Monday, October 18, 2021

 A long trip for two days.

Still, it was a chance to visit granddaughter Adela at college. College! Where the years went is still a mystery, but there she is... a freshman at Johnson & Wales University in Providence, Rhode Island.

She left in late August, but hubby and I were quick to lay plans to go up to New England to see her campus, hear about her courses and judge for ourselves how happy being there is making her.

We were joined in the trip by daughter Terri and our grandson Nate. We found a confident, happy young woman, preparing for a career in the hospitality industry, studying interesting things like public speaking, technology and intro to hospitality, where she is just scratching the surface of the field she hopes will allow her to travel and see as much of the world as she wishes.

While in Providence, though, I asked for only one thing (besides finding Adela happy). I wished to find and visit the grave of my father's brother John... the Rev. John Camillus Rubba, O.P., who graduated from Providence College from 1923 to 1925. In 1925 he entered the novitiate of St. Joseph’s Province at St. Rose Priory, Springfield, KY, was ordained at St. Dominic’s Church in Washington, DC. and pursued advance studies leading to the degree of doctor of  literature, which he earned in 1938.

That same year, he began his teaching career at Providence College. He was to go on for the next 60 years, teaching Italian and Spanish  to generations of students. He was a noted writer who authored booklets about the lives of the saints. He filled his life doing the kind of work St. Dominic envisioned: advocating for Cuban, Spanish, and Laotian refugee causes, working to assist in the rehabilitation of alcoholics and derelicts and gaining a reputation as an excellent gardener. He died on 2003 at the age of 96, with many who knew him well considering his life a saintly one.

Uncle John was a quiet, modest man who went about his daily ministry without fanfare or glory. I remember him as a steadfast supporter and counselor to my mother as she struggled with the Church's teachings about marriage after divorce. To this day, I don't know how he advised her, but she was able to find happiness with my stepdad in spite of losing her ability to receive Communion. I hope whatever he said gave her the courage to move on with her life.

Last time I spent any time with Uncle John was in the very early sixties. I had come home from college for a weekend and he was visiting his family in Hammonton. He managed to get to Egg Harbor for a few hours with my mother and me, and I ended up driving him to 30th Street Station in Philly for his return trip to Providence. We must have had a long conversation and I remember getting out of the car at the station to hug him goodbye. What we discussed has been consigned to memory, lost somewhere in the fog of age. But I know I admired him, even without knowing the impact he was having on those he taught and those whose lives were changed for the better because of him.
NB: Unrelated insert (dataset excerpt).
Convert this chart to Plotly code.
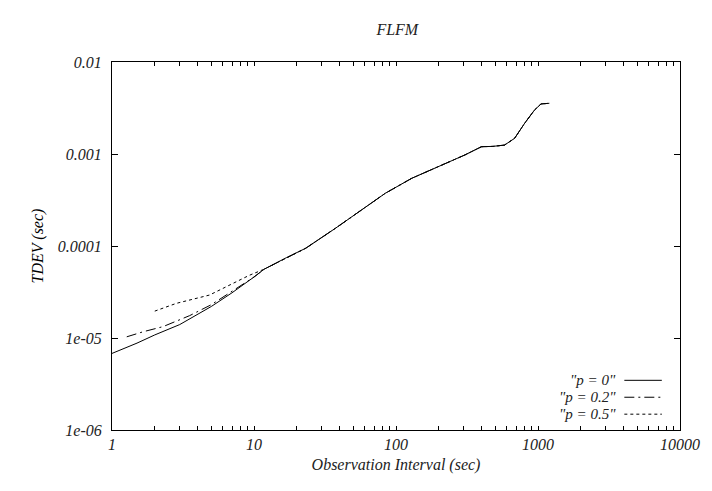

It took a bit of walking around the campus to finally locate the Dominican Cemetery where Fr. John is interred with other members of the clergy who taught at Providence College. The graves are all alike, differing only in the names inscribed on them. His is approximately in the middle of a long row, backed up to the fence surrounding that small cemetery almost incongruously now surrounded by the busy new college buildings with students scurrying around it, oblivious to the histories of the men who are buried there. Still, I had long wanted to see that place and in a matter of minutes I had done so. I hope he knew I was there.

Visiting two dear people in one day! Adela in the early afternoon, Uncle John later. Not bad for less than 24 hours.